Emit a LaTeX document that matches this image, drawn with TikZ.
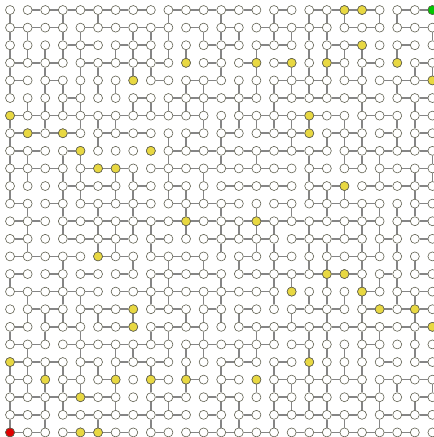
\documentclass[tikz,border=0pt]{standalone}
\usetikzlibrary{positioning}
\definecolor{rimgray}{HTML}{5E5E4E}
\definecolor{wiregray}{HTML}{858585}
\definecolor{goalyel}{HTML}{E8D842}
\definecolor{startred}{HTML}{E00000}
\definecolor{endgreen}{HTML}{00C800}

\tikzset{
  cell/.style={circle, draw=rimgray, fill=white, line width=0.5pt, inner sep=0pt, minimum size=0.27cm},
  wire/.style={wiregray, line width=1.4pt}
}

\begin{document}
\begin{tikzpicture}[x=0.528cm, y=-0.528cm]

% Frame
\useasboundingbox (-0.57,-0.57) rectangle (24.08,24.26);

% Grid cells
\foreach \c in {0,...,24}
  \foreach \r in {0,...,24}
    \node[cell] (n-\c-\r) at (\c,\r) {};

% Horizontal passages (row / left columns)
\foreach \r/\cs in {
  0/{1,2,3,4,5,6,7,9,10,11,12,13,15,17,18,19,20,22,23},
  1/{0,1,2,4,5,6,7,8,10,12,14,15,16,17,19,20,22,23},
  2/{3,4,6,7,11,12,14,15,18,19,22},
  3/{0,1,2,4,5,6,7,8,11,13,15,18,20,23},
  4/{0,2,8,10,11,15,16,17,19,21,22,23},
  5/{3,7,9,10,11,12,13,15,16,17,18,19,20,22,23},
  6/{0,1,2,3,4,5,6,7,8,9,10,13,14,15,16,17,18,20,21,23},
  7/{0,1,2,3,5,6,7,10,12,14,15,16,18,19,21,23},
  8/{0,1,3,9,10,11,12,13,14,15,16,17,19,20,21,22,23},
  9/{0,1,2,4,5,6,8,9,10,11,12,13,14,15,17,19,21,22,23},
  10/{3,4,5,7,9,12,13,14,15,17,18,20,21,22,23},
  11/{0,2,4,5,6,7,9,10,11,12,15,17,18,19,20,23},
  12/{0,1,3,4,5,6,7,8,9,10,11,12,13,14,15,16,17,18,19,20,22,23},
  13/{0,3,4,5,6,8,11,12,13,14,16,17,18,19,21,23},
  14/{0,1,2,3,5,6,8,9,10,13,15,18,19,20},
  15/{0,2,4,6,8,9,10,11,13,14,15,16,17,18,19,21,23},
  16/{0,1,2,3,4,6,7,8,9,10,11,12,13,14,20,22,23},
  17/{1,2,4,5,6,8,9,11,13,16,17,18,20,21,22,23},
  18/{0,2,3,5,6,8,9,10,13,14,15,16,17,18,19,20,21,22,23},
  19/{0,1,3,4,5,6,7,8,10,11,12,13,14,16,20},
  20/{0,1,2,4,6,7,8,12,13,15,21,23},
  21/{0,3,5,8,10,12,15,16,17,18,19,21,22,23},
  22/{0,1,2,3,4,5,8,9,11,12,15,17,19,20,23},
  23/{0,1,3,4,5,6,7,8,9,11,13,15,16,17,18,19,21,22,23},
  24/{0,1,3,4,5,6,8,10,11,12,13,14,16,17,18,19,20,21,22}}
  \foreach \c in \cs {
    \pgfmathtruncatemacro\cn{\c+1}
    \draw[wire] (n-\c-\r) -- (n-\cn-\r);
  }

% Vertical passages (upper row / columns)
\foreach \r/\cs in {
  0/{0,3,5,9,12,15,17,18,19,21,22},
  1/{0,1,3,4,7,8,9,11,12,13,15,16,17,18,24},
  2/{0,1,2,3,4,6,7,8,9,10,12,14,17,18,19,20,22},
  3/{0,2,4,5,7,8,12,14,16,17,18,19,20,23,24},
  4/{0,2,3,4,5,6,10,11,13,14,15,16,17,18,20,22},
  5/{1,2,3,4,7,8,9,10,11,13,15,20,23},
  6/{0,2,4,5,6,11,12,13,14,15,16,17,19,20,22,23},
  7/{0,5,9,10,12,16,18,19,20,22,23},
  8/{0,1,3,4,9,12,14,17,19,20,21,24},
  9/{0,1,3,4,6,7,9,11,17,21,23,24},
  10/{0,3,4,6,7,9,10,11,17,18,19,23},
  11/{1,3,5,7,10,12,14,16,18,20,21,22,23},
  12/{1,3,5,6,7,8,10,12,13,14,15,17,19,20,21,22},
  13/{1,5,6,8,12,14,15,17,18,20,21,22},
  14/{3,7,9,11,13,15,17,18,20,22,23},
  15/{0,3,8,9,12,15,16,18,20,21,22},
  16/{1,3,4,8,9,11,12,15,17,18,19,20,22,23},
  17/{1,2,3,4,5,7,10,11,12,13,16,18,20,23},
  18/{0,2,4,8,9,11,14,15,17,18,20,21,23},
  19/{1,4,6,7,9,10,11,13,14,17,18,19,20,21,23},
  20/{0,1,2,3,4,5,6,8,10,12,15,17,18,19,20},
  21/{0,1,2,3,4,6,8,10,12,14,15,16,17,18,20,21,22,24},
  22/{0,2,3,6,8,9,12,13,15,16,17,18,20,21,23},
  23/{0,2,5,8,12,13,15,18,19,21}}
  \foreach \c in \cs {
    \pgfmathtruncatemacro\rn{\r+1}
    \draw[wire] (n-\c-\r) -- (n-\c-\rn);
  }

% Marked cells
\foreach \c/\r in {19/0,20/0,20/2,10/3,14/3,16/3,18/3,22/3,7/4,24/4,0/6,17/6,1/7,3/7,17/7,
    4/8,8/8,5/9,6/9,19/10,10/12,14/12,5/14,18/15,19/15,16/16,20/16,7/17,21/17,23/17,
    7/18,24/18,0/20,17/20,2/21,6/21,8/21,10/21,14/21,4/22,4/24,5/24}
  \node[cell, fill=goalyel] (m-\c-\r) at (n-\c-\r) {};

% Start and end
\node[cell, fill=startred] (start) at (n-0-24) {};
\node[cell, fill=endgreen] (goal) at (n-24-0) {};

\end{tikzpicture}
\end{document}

·····

TASK TO CARRY OUT
All of the material above needs to be restated exactly, with no pictures.

EXERCISE RESPONSE
Emit a LaTeX document that matches this image, drawn with TikZ.
\documentclass[tikz,border=0pt]{standalone}
\usetikzlibrary{positioning}
\definecolor{rimgray}{HTML}{5E5E4E}
\definecolor{wiregray}{HTML}{858585}
\definecolor{goalyel}{HTML}{E8D842}
\definecolor{startred}{HTML}{E00000}
\definecolor{endgreen}{HTML}{00C800}

\tikzset{
  cell/.style={circle, draw=rimgray, fill=white, line width=0.5pt, inner sep=0pt, minimum size=0.27cm},
  wire/.style={wiregray, line width=1.4pt}
}

\begin{document}
\begin{tikzpicture}[x=0.528cm, y=-0.528cm]

% Frame
\useasboundingbox (-0.57,-0.57) rectangle (24.08,24.26);

% Grid cells
\foreach \c in {0,...,24}
  \foreach \r in {0,...,24}
    \node[cell] (n-\c-\r) at (\c,\r) {};

% Horizontal passages (row / left columns)
\foreach \r/\cs in {
  0/{1,2,3,4,5,6,7,9,10,11,12,13,15,17,18,19,20,22,23},
  1/{0,1,2,4,5,6,7,8,10,12,14,15,16,17,19,20,22,23},
  2/{3,4,6,7,11,12,14,15,18,19,22},
  3/{0,1,2,4,5,6,7,8,11,13,15,18,20,23},
  4/{0,2,8,10,11,15,16,17,19,21,22,23},
  5/{3,7,9,10,11,12,13,15,16,17,18,19,20,22,23},
  6/{0,1,2,3,4,5,6,7,8,9,10,13,14,15,16,17,18,20,21,23},
  7/{0,1,2,3,5,6,7,10,12,14,15,16,18,19,21,23},
  8/{0,1,3,9,10,11,12,13,14,15,16,17,19,20,21,22,23},
  9/{0,1,2,4,5,6,8,9,10,11,12,13,14,15,17,19,21,22,23},
  10/{3,4,5,7,9,12,13,14,15,17,18,20,21,22,23},
  11/{0,2,4,5,6,7,9,10,11,12,15,17,18,19,20,23},
  12/{0,1,3,4,5,6,7,8,9,10,11,12,13,14,15,16,17,18,19,20,22,23},
  13/{0,3,4,5,6,8,11,12,13,14,16,17,18,19,21,23},
  14/{0,1,2,3,5,6,8,9,10,13,15,18,19,20},
  15/{0,2,4,6,8,9,10,11,13,14,15,16,17,18,19,21,23},
  16/{0,1,2,3,4,6,7,8,9,10,11,12,13,14,20,22,23},
  17/{1,2,4,5,6,8,9,11,13,16,17,18,20,21,22,23},
  18/{0,2,3,5,6,8,9,10,13,14,15,16,17,18,19,20,21,22,23},
  19/{0,1,3,4,5,6,7,8,10,11,12,13,14,16,20},
  20/{0,1,2,4,6,7,8,12,13,15,21,23},
  21/{0,3,5,8,10,12,15,16,17,18,19,21,22,23},
  22/{0,1,2,3,4,5,8,9,11,12,15,17,19,20,23},
  23/{0,1,3,4,5,6,7,8,9,11,13,15,16,17,18,19,21,22,23},
  24/{0,1,3,4,5,6,8,10,11,12,13,14,16,17,18,19,20,21,22}}
  \foreach \c in \cs {
    \pgfmathtruncatemacro\cn{\c+1}
    \draw[wire] (n-\c-\r) -- (n-\cn-\r);
  }

% Vertical passages (upper row / columns)
\foreach \r/\cs in {
  0/{0,3,5,9,12,15,17,18,19,21,22},
  1/{0,1,3,4,7,8,9,11,12,13,15,16,17,18,24},
  2/{0,1,2,3,4,6,7,8,9,10,12,14,17,18,19,20,22},
  3/{0,2,4,5,7,8,12,14,16,17,18,19,20,23,24},
  4/{0,2,3,4,5,6,10,11,13,14,15,16,17,18,20,22},
  5/{1,2,3,4,7,8,9,10,11,13,15,20,23},
  6/{0,2,4,5,6,11,12,13,14,15,16,17,19,20,22,23},
  7/{0,5,9,10,12,16,18,19,20,22,23},
  8/{0,1,3,4,9,12,14,17,19,20,21,24},
  9/{0,1,3,4,6,7,9,11,17,21,23,24},
  10/{0,3,4,6,7,9,10,11,17,18,19,23},
  11/{1,3,5,7,10,12,14,16,18,20,21,22,23},
  12/{1,3,5,6,7,8,10,12,13,14,15,17,19,20,21,22},
  13/{1,5,6,8,12,14,15,17,18,20,21,22},
  14/{3,7,9,11,13,15,17,18,20,22,23},
  15/{0,3,8,9,12,15,16,18,20,21,22},
  16/{1,3,4,8,9,11,12,15,17,18,19,20,22,23},
  17/{1,2,3,4,5,7,10,11,12,13,16,18,20,23},
  18/{0,2,4,8,9,11,14,15,17,18,20,21,23},
  19/{1,4,6,7,9,10,11,13,14,17,18,19,20,21,23},
  20/{0,1,2,3,4,5,6,8,10,12,15,17,18,19,20},
  21/{0,1,2,3,4,6,8,10,12,14,15,16,17,18,20,21,22,24},
  22/{0,2,3,6,8,9,12,13,15,16,17,18,20,21,23},
  23/{0,2,5,8,12,13,15,18,19,21}}
  \foreach \c in \cs {
    \pgfmathtruncatemacro\rn{\r+1}
    \draw[wire] (n-\c-\r) -- (n-\c-\rn);
  }

% Marked cells
\foreach \c/\r in {19/0,20/0,20/2,10/3,14/3,16/3,18/3,22/3,7/4,24/4,0/6,17/6,1/7,3/7,17/7,
    4/8,8/8,5/9,6/9,19/10,10/12,14/12,5/14,18/15,19/15,16/16,20/16,7/17,21/17,23/17,
    7/18,24/18,0/20,17/20,2/21,6/21,8/21,10/21,14/21,4/22,4/24,5/24}
  \node[cell, fill=goalyel] (m-\c-\r) at (n-\c-\r) {};

% Start and end
\node[cell, fill=startred] (start) at (n-0-24) {};
\node[cell, fill=endgreen] (goal) at (n-24-0) {};

\end{tikzpicture}
\end{document}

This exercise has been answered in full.